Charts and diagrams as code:
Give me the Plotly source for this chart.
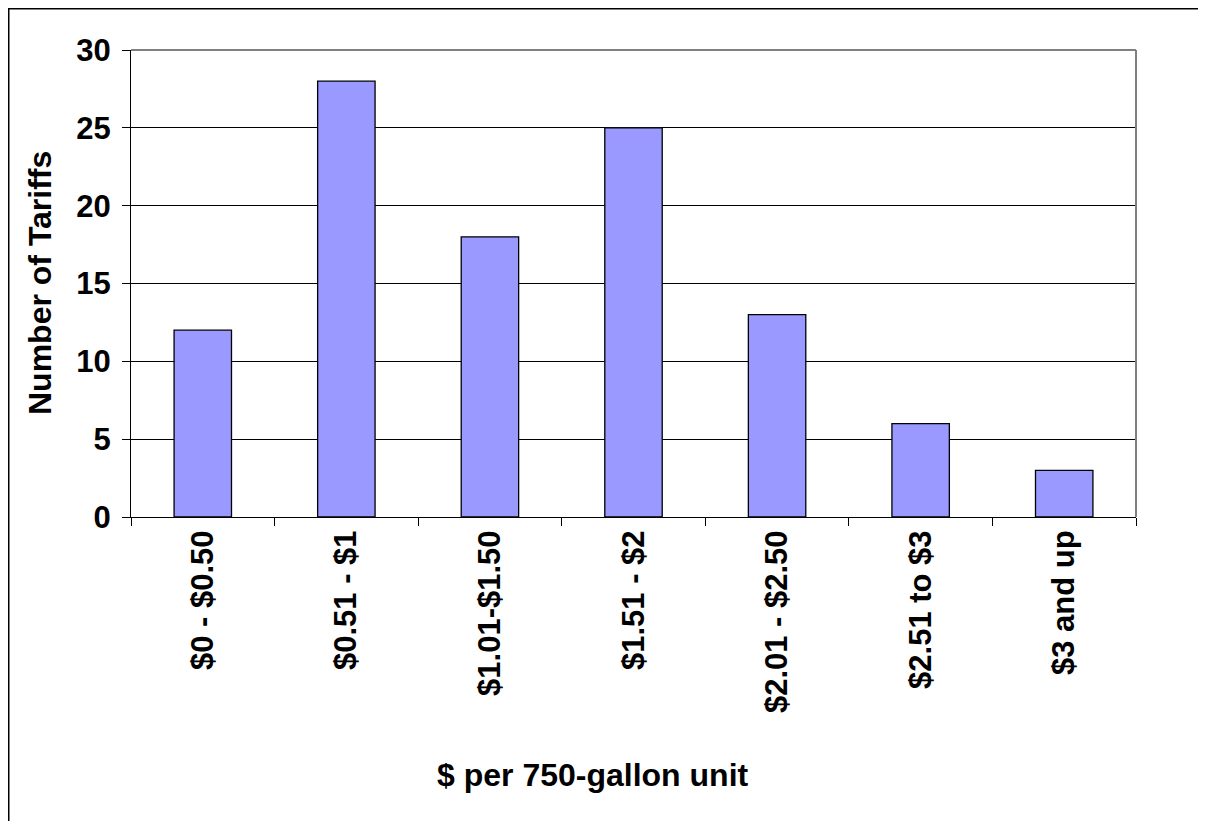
import plotly.graph_objects as go

categories = ["$0 - $0.50", "$0.51 - $1", "$1.01-$1.50", "$1.51 - $2",
              "$2.01 - $2.50", "$2.51 to $3", "$3 and up"]
counts = [12, 28, 18, 25, 13, 6, 3]
y_ticks = [0, 5, 10, 15, 20, 25, 30]

FONT = "Liberation Sans, Arial, sans-serif"
# page body has an 8px margin, so layout coords = page coords - 8
W, H = 1198, 813
L, R, T, B = 123, 1128, 42, 509
pw, ph = R - L, B - T

def px(x):
    return (x - L) / pw

def py(y):
    return (B - y) / ph

fig = go.Figure()
fig.add_trace(go.Bar(
    x=categories, y=counts, width=0.4,
    marker=dict(color="#9999FF", line=dict(color="black", width=1.3)),
))

fig.update_layout(
    width=W, height=H,
    margin=dict(l=L, r=W - R, t=T, b=H - B),
    paper_bgcolor="white", plot_bgcolor="white",
    showlegend=False,
    font=dict(family=FONT, size=31, color="black", weight="bold"),
)
fig.update_yaxes(
    range=[0, 30], tickvals=y_ticks, ticks="outside", ticklen=8, tickcolor="black",
    showline=True, linecolor="black", linewidth=1,
    showgrid=True, gridcolor="black", gridwidth=1,
    tickfont=dict(family=FONT, size=31, weight="bold"),
    ticklabelstandoff=5,
    zeroline=False, mirror=False,
)
fig.update_xaxes(
    tickangle=-90, ticks="outside", ticklen=8, tickcolor="black", tickson="boundaries",
    showline=True, linecolor="black", linewidth=1,
    tickfont=dict(family=FONT, size=31, weight="bold"),
)
# gray plot-area border top & right
fig.add_shape(type="line", xref="paper", yref="paper", x0=0, x1=1, y0=1, y1=1,
              line=dict(color="#808080", width=2))
fig.add_shape(type="line", xref="paper", yref="paper", x0=1, x1=1, y0=0, y1=1,
              line=dict(color="#808080", width=2))
# outer chart border (right/bottom edges fall outside the view)
fig.add_shape(type="rect", xref="paper", yref="paper",
              x0=px(0.5), x1=px(1260), y0=py(860), y1=py(0.5),
              line=dict(color="black", width=2), fillcolor="rgba(0,0,0,0)", layer="above")

fig.add_annotation(text="Number of Tariffs", xref="paper", yref="paper",
                   x=px(32), y=py(275), textangle=-90, showarrow=False,
                   xanchor="center", yanchor="middle",
                   font=dict(family=FONT, size=32, weight="bold"))
fig.add_annotation(text="$ per 750-gallon unit", xref="paper", yref="paper",
                   x=px(585), y=py(767), showarrow=False,
                   xanchor="center", yanchor="middle",
                   font=dict(family=FONT, size=32, weight="bold"))

fig.write_html("out.html")
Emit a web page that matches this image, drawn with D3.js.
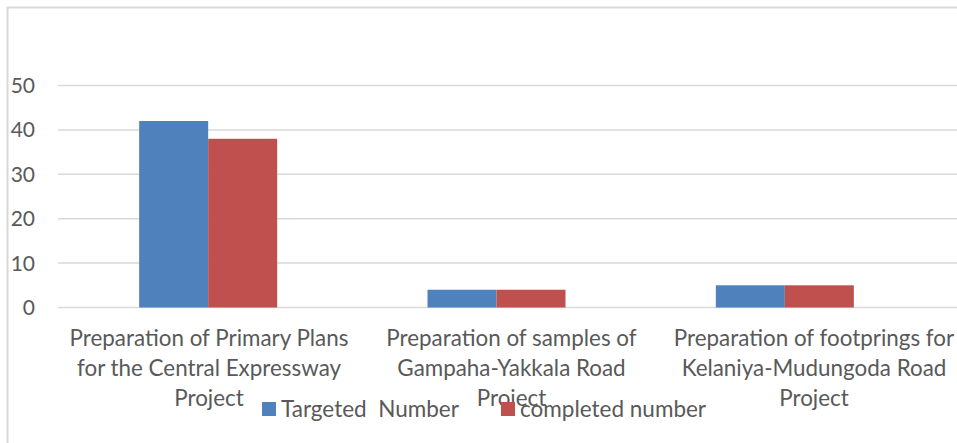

**Stated exercise**
From the entries above, copy each line holding "this".

**Expected answer**
Give me the Plotly source for this chart.
Emit a web page that matches this image, drawn with D3.js.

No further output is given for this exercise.